As I posted in the above-mentioned thread
RE: IMAP deleted mail won’t stay deleted…
Posted: Sep 12, 2006 9:39 AM

> The following is an example of such a thread, and it
> contains a more extensive discussion of what the
> issue really is and why manually taking the account
> offline/online might work:
>
> http://discussions.apple.com/thread.jspa?threadID=586858


I looked at this before, but I looked at it again and here is what I did. This may be something you can try. I am trying it.

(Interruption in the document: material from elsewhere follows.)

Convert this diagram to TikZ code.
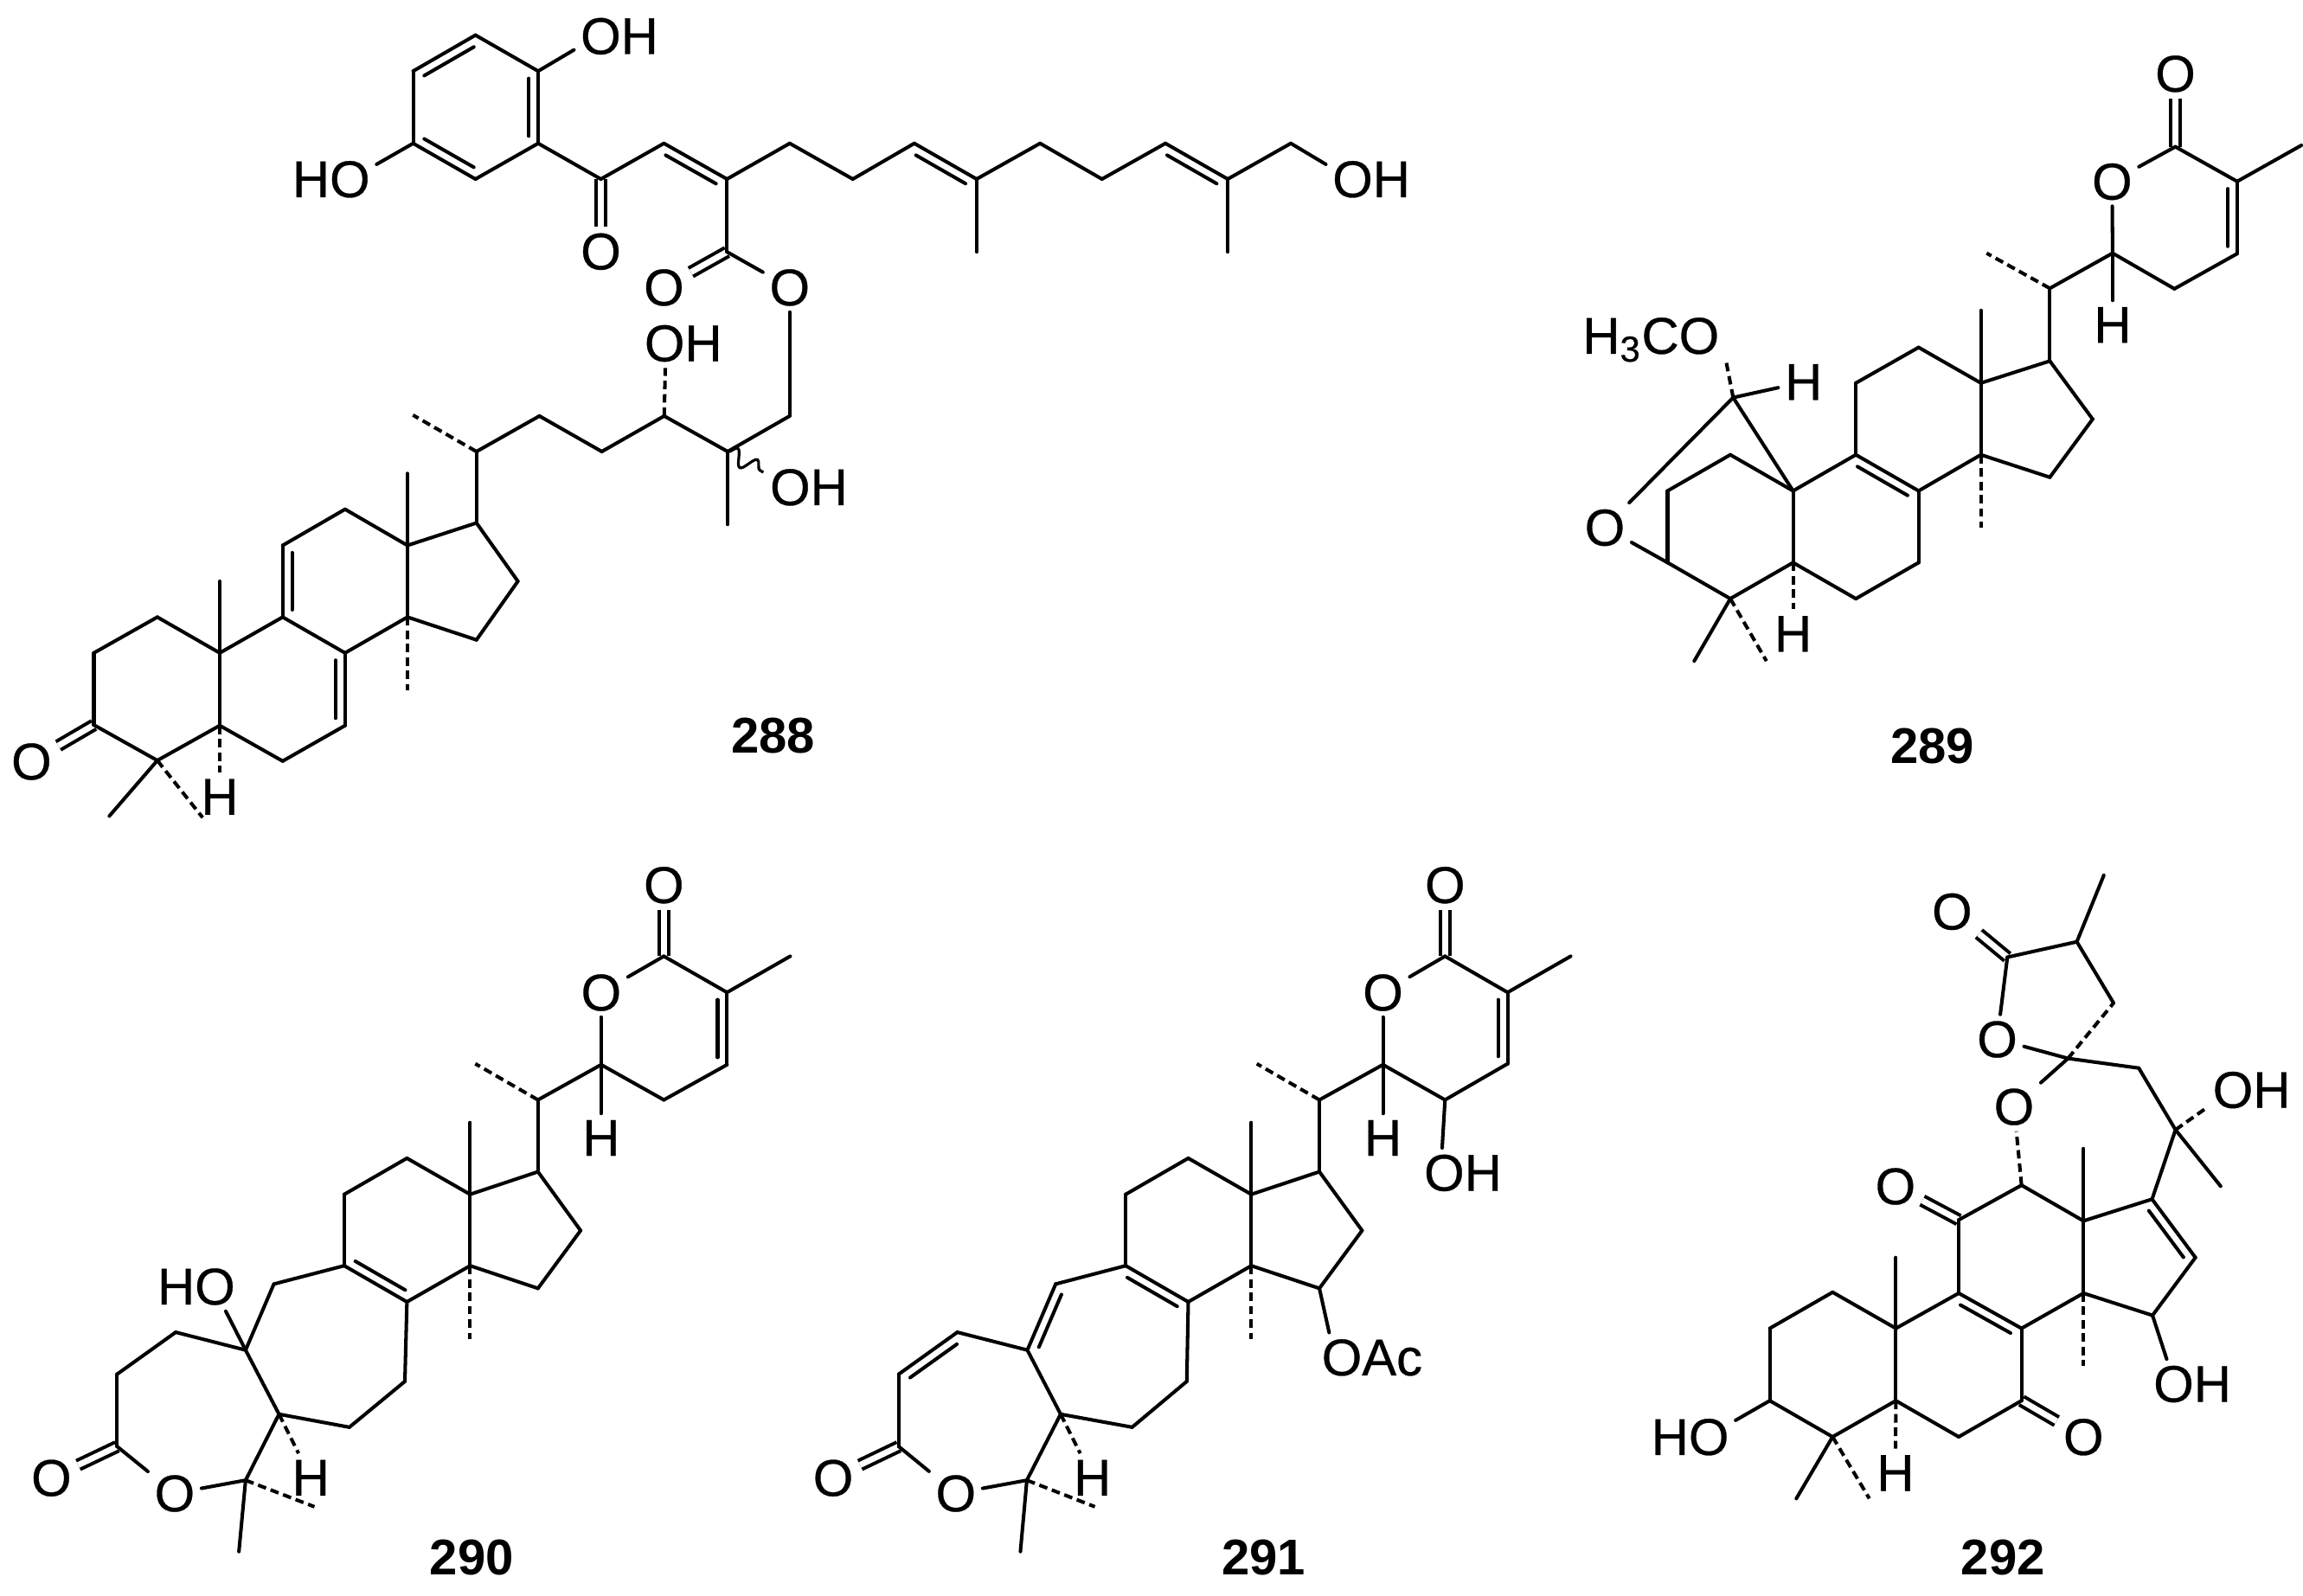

So far, so good.

You need to change your INBOX to .mbx format. (See http://www.washington.edu/imap/IMAP-FAQs/index.html#4.5 wherein we read,
If you create an mbx-format INBOX, by creating “#driver.mbx/INBOX” (note that “INBOX” must be all uppercase), then subsequent access to INBOX by any c-client based application will use the mbx-format INBOX. Any mail delivered to the traditional format mailbox in the spool directory (e.g. /var/spool/mail/$USER) will automatically be copied into the mbx-format INBOX and the spool directory copy removed.


Okay, cool How to create the INBOX. Conntect to your IMAP server using a telnet client and then issue the commands needed to create it. I saved my Inbox contents first, but this actually should not touch the spoolfile mailbox (On a UNIX system, this is something like /var/mail/fred for me and is in UNIX mailbox format.)

So, in terminal I did this (this is exactly what I typed except I typed in my real incomingmailserver name and my real password):

telnet incomingmailserver 143
a001 login fred mypassword
a001 create #driver.mbx/INBOX
a001 logout


See http://www.ietf.org/rfc/rfc2060.txt for IMAP commands.

Seems to be working fine. (It created INBOX in ~fred on my server, by the way.)

Fred
It is still working exactly as it is supposed to and I am completely happy with Mail.